Ocwen Financial Corporation, parent company of PHH Mortgage Corp. and Liberty Reverse Mortgage, is preparing to close a sale of reverse mortgage-backed securities. With a note balance of $264.9 million, the sale is comprised of loans originated between 2006 and 2021, according to a pre-sale report authored by DBRS Morningstar.
The collateral — designated as Ocwen Loan Investment Trust, 2023-HB1 — has a cut-off date of March 31 and an estimated $267.6 in unpaid principal balance (UPB) from 1,054 “performing and nonperforming” Home Equity Conversion Mortgage (HECM) loans, in addition to real estate owned (REO) assets secured by first liens.
About 249 of the loans in the package are performing, accounting for just over one-quarter (25.14%) of the total UPB.
Another 805 of the loans are nonperforming, with 431 (or 44.01% of the total UPB) either in or referred for foreclosure. About 19%, or 221 of the loans, are in default, while the remaining loans are liquidated, called due-and-payable after reaching a maturity event or in bankruptcy.
However, insurance from the U.S. Department of Housing and Urban Development (HUD) mitigates losses, with the metric of loan-to-value ratio (LTV) adjusted with HUD insurance, DBRS Morningstar said in its report.
Ocwen will use a sequential structure to repay investors, the report notes. Over a quarter of the loans in the package are in New York, followed by California (14.36%) and Florida (9.08%).
Potential loss drivers include LTVs, home price index projections and interest rate projects when determining losses, the report said. Failure to pay out by June 2026 will trigger a mandatory auction of all the assets, DBRS Morningstar said.
According to HECM endorsement data compiled by Reverse Market Insight (RMI), Liberty was the fifth largest lender in the industry as of May 31, recording 2,299 endorsements in the prior 12-month period.
In an earnings call last month, Ocwen leadership said that while the company incurred a $40 million loss in Q1 2023, its reverse mortgage servicing and origination divisions posted gains, with origination posting a profit.
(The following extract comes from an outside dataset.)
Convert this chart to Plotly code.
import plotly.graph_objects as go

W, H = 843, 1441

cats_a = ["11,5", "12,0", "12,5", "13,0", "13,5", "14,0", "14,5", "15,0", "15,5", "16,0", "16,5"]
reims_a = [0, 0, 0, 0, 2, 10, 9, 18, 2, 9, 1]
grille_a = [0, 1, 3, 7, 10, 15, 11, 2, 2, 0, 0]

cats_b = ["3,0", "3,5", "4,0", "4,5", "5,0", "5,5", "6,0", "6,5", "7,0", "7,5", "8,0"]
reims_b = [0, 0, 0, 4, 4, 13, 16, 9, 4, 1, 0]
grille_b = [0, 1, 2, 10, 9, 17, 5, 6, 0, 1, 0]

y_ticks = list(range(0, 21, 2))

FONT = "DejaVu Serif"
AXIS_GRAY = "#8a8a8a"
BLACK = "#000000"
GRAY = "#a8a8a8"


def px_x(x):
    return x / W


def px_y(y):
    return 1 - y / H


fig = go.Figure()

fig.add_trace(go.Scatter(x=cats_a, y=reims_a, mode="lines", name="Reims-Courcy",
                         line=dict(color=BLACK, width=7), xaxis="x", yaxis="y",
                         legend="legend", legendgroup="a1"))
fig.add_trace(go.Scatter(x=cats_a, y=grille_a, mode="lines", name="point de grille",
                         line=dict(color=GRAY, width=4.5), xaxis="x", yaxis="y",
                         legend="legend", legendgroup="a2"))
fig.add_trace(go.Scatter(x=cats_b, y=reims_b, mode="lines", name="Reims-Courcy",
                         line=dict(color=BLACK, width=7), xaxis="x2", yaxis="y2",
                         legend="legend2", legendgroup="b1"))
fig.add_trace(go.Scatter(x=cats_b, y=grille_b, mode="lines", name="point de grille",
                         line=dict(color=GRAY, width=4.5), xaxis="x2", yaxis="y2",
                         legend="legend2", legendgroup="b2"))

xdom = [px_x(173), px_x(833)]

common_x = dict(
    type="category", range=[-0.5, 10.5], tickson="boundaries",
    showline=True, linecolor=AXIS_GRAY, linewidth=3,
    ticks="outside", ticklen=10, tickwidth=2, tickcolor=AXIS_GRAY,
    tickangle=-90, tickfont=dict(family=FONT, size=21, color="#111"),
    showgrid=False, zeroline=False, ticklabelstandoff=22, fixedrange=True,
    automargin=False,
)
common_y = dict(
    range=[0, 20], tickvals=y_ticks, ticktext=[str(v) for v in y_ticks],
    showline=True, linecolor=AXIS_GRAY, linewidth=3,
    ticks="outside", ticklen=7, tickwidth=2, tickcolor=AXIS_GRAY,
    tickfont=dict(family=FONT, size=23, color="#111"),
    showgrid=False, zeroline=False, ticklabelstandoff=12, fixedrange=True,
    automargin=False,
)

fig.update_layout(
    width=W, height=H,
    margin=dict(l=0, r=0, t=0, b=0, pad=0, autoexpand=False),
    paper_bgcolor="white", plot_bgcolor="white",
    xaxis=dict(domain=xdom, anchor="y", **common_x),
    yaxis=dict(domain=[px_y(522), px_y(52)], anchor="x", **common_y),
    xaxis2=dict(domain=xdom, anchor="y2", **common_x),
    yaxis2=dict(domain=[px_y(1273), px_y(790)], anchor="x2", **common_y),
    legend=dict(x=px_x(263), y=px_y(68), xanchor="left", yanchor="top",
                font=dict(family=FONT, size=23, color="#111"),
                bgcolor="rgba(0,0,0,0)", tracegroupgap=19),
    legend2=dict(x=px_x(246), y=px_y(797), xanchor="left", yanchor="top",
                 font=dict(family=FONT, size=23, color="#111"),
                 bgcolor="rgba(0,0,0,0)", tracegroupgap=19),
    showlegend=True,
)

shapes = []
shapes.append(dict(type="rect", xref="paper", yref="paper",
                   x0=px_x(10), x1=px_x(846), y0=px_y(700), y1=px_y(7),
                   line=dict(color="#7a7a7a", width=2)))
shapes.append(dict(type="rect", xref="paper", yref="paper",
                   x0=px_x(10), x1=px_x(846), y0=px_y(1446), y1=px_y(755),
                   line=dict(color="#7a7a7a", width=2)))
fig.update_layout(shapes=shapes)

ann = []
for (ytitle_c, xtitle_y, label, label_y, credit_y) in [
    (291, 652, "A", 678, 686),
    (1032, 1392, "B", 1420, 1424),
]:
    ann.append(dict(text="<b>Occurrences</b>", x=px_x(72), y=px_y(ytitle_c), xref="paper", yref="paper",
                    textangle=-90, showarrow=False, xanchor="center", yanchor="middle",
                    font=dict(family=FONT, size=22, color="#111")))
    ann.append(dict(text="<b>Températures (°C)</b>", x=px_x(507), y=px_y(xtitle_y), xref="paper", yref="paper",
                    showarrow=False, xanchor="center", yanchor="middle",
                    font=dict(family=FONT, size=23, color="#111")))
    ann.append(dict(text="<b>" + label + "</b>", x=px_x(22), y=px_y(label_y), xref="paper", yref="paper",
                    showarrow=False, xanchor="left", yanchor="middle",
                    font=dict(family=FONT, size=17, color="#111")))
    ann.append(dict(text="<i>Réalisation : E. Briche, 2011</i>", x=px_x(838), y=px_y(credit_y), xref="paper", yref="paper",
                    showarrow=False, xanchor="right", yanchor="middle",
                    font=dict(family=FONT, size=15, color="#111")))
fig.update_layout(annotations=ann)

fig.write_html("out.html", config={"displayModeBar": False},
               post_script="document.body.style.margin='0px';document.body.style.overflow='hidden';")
Last month, PHH also entered into a new reverse mortgage subservicing agreement with Finance of America Reverse (FAR), in line with PHH’s goal to bolster its subservicing portfolio, according to PHH’s EVP and Chief Servicing Officer Scott Anderson.
“This agreement is consistent with one of our core business strategies of growing our subservicing portfolio and is a testament to the strength and quality of our servicing platform as a premier subservicer for both forward and reverse mortgages,” Anderson said at the time.